Unfortunately for the Andretti family, "race" and "lose" have been associated all too often with the Indianapolis 500 since 1969, the only year that Mario Andretti, Marco's grandfather, won the famed race.
On Sunday, Marco was looking like a soothsayer. He cruised to the lead shortly after the drop of the green flag and stayed there for the first half of the race, leading a race-high 59 laps. At the midpoint of the race, a caution flag flew for Ana Beatriz's crash just a few laps after Andretti had made a green-flag pit stop. His team called him into the pits again. Andretti never got back to the front of the field.
Racing for eighth place with 12 laps to go, Andretti made a move to the inside of Turn 1 and his left-side tires got under the white line, sending his car careening into the outside wall between Turns 1 and 2. The race had officially been lost. The Andretti curse continued.
In all honesty, it was probably over after that yellow-flag pit stop, which put Andretti and his Chevrolet back in traffic after many cars in the top 10 stayed out. (Hondas were getting consistently better fuel mileage than the Chevys all afternoon.)
Marco, who has never been monotone on his in-car radio, was unhappy with the decision to pit. After pitting under green on his next stop, claiming that his tires were down to the cords, Andretti was caught a lap down after the yellow flag flew for Sebastian Saavedra just a lap after his pit stop. While Andretti got back on the lead lap as pit stops cycled through under caution, he was back in 17th place with 48 laps to go.
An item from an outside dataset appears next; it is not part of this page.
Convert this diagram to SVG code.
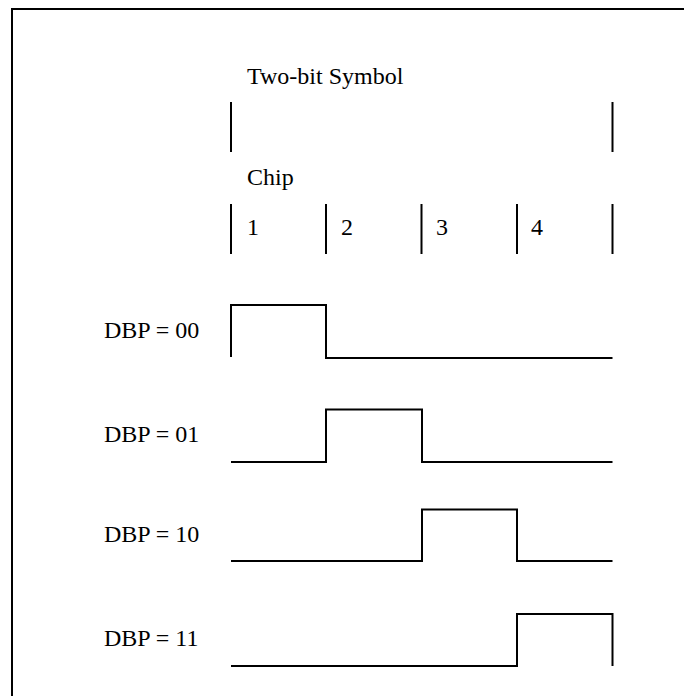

Since 1969, Mario, Michael or Marco Andretti have a combined 47 Indianapolis 500 starts, all without a win. The race at the Brickyard has cruelly teased the Andretti family over those 40 years in myriad ways — they've DNFed 29 times.
In 1992, Michael Andretti saw his fuel pressure go away while leading with 11 laps to go. Michael led 160 of the 189 laps he completed that day, but the battle for the win was decided by Al Unser Jr. and Scott Goodyear.
The year before, Michael led 97 laps. He finished second.
In 1987, Mario started on the pole and dominated, leading 170 laps. But ignition issues sidelined him with 20 laps to go. Yes, he led all but 10 of the laps he completed.
In 2006, Marco added his chapter to the Andretti struggles. After not leading all day, he found himself at the front as the white flag waved with Sam Hornish Jr. in hot pursuit. Hornish, perhaps learning from Goodyear's failed attempt 14 years earlier, slingshotted around Andretti as the two cars barreled out of Turn 4 on the final lap and crossed the finish line first.
After that 29th DNF on Sunday, the curse still lingers. And the question does too: Will next year be the year the book is closed on the Andrettis' winless streak at Indy? Or will another chapter be written?